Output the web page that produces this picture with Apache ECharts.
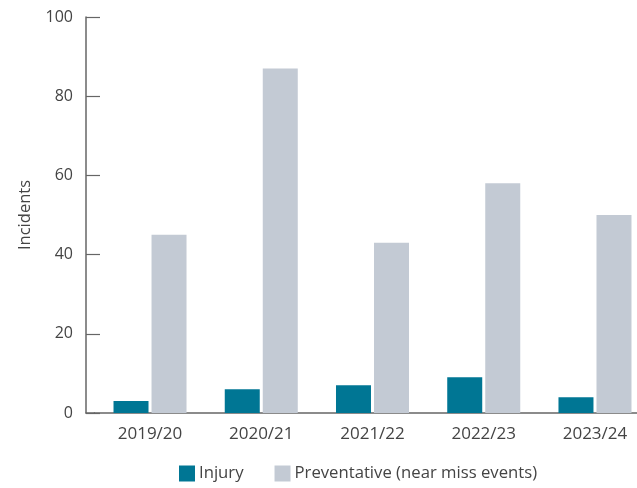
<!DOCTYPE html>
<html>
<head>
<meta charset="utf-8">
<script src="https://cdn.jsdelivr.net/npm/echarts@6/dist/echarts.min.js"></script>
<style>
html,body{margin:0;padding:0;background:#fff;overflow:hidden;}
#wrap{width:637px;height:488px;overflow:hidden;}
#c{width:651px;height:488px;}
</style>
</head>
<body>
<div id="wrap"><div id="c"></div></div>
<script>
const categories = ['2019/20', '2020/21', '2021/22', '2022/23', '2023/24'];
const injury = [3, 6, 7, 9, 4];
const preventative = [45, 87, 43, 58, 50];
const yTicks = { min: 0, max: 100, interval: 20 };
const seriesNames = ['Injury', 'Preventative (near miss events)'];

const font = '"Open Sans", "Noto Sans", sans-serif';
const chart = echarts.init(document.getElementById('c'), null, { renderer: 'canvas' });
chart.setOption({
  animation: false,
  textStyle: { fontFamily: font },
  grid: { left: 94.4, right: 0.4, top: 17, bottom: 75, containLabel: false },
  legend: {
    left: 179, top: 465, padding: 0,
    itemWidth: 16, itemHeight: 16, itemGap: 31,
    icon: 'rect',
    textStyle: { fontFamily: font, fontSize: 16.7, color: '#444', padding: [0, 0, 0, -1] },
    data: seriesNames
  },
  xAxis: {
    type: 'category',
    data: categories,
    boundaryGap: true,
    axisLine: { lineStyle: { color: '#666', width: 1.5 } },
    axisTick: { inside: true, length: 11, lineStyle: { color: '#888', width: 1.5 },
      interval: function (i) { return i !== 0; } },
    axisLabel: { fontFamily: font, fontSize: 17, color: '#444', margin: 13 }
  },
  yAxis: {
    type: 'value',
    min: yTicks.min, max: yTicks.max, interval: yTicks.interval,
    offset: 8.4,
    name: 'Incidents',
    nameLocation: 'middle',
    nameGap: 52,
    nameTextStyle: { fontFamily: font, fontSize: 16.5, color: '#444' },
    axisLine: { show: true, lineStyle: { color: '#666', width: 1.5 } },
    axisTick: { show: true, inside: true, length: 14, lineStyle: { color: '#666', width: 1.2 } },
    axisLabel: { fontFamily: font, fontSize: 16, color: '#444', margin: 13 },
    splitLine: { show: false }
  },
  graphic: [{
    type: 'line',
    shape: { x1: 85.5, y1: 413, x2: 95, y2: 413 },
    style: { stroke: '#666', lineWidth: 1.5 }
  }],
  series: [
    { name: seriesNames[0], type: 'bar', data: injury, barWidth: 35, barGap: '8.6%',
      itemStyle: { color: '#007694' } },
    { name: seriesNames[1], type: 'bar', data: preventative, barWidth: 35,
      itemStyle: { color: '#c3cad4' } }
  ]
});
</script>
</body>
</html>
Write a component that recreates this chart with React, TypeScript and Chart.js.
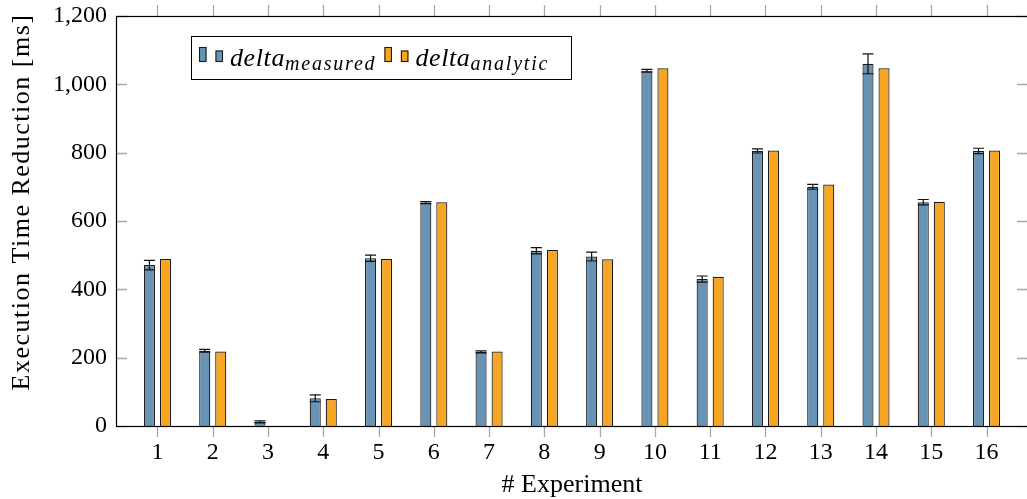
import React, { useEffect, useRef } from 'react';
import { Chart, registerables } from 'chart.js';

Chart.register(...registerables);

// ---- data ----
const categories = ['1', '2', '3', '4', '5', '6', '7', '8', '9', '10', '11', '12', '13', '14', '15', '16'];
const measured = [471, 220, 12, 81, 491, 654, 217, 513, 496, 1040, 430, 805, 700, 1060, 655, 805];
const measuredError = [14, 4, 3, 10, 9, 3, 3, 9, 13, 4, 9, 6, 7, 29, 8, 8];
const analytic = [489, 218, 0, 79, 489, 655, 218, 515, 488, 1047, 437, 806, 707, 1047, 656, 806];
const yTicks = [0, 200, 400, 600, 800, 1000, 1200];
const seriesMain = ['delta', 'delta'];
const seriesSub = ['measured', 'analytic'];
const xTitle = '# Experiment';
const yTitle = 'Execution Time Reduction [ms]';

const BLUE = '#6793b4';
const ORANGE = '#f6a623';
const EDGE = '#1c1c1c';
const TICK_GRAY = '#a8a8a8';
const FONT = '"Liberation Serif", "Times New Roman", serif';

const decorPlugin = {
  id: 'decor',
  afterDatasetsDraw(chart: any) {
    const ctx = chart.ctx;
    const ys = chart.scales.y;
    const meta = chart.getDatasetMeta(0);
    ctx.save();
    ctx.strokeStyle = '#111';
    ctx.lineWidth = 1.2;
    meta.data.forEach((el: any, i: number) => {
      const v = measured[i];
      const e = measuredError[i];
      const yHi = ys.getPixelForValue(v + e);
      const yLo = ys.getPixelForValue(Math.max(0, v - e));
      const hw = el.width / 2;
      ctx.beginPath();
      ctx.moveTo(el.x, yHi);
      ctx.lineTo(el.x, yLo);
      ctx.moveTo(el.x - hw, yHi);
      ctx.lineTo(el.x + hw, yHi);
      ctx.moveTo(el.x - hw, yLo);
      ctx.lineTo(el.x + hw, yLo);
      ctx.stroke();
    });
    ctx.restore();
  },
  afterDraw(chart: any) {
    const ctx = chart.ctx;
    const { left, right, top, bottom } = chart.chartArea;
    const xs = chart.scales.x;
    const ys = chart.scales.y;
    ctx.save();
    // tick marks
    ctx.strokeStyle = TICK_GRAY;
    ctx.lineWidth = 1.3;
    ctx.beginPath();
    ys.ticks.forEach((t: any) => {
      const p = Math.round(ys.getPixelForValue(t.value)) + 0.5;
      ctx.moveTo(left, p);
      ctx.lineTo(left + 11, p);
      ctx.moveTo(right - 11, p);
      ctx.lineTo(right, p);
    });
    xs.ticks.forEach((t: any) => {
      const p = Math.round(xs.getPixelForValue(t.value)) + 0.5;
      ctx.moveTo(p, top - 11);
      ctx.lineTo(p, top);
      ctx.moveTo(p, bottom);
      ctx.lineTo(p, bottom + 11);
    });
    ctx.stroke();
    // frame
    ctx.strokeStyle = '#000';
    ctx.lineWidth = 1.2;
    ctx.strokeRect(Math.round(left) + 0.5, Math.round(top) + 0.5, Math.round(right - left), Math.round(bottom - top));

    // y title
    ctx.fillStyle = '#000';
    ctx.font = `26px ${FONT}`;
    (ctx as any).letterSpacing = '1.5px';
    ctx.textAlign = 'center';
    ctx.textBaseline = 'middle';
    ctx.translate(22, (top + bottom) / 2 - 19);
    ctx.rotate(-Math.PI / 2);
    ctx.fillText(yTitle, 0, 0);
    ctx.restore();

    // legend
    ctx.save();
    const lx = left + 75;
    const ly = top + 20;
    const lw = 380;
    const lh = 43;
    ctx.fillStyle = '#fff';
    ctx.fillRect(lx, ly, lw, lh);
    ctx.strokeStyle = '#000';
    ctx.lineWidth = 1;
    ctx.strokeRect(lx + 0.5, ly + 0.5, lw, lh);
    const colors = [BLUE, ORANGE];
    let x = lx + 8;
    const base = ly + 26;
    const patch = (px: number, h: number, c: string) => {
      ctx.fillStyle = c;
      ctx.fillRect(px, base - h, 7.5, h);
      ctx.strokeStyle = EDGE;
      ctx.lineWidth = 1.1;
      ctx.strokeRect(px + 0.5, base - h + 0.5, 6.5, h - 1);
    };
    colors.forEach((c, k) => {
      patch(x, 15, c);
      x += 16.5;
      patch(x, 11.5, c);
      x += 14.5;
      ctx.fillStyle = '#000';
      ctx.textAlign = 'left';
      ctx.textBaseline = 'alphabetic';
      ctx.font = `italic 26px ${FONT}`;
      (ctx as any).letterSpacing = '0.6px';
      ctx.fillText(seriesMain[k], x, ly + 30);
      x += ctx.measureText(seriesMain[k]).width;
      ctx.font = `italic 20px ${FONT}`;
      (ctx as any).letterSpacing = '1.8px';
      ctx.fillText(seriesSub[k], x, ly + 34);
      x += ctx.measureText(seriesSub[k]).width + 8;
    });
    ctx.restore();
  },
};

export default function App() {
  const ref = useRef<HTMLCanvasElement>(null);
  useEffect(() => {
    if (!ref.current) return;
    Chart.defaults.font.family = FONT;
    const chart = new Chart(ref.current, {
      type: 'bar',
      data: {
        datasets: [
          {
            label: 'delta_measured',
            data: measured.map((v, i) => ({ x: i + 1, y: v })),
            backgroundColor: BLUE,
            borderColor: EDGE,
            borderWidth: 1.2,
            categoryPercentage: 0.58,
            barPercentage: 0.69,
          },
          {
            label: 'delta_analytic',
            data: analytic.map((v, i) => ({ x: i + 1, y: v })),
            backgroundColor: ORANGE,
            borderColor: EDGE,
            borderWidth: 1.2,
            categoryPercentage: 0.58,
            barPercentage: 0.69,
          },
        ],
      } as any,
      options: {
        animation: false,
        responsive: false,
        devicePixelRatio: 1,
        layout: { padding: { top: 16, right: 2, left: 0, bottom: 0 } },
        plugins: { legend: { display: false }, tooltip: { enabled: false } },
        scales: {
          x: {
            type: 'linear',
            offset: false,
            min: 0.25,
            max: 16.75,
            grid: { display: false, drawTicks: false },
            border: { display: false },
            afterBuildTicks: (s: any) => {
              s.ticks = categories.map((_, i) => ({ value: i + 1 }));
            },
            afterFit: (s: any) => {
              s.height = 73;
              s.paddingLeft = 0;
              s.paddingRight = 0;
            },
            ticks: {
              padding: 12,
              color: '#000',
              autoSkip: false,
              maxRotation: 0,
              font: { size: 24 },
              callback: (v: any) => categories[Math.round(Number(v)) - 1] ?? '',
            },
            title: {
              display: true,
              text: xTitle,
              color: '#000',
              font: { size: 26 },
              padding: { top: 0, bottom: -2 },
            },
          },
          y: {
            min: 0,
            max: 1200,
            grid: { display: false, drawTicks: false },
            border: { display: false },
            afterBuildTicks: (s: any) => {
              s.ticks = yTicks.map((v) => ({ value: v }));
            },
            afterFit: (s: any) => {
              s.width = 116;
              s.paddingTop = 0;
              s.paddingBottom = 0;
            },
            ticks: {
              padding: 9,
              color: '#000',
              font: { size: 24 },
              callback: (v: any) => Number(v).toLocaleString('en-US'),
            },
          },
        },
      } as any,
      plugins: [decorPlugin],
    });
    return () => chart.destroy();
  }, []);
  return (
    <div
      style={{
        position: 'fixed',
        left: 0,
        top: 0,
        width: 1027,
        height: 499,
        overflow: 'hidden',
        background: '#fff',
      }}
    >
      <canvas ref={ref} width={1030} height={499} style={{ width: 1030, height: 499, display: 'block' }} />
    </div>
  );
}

■ **GIVEN PROBLEM**
Show all lines from the listing above in which "this" appears.

■ **THE RESULT**
Output the web page that produces this picture with Apache ECharts.
Write a component that recreates this chart with React, TypeScript and Chart.js.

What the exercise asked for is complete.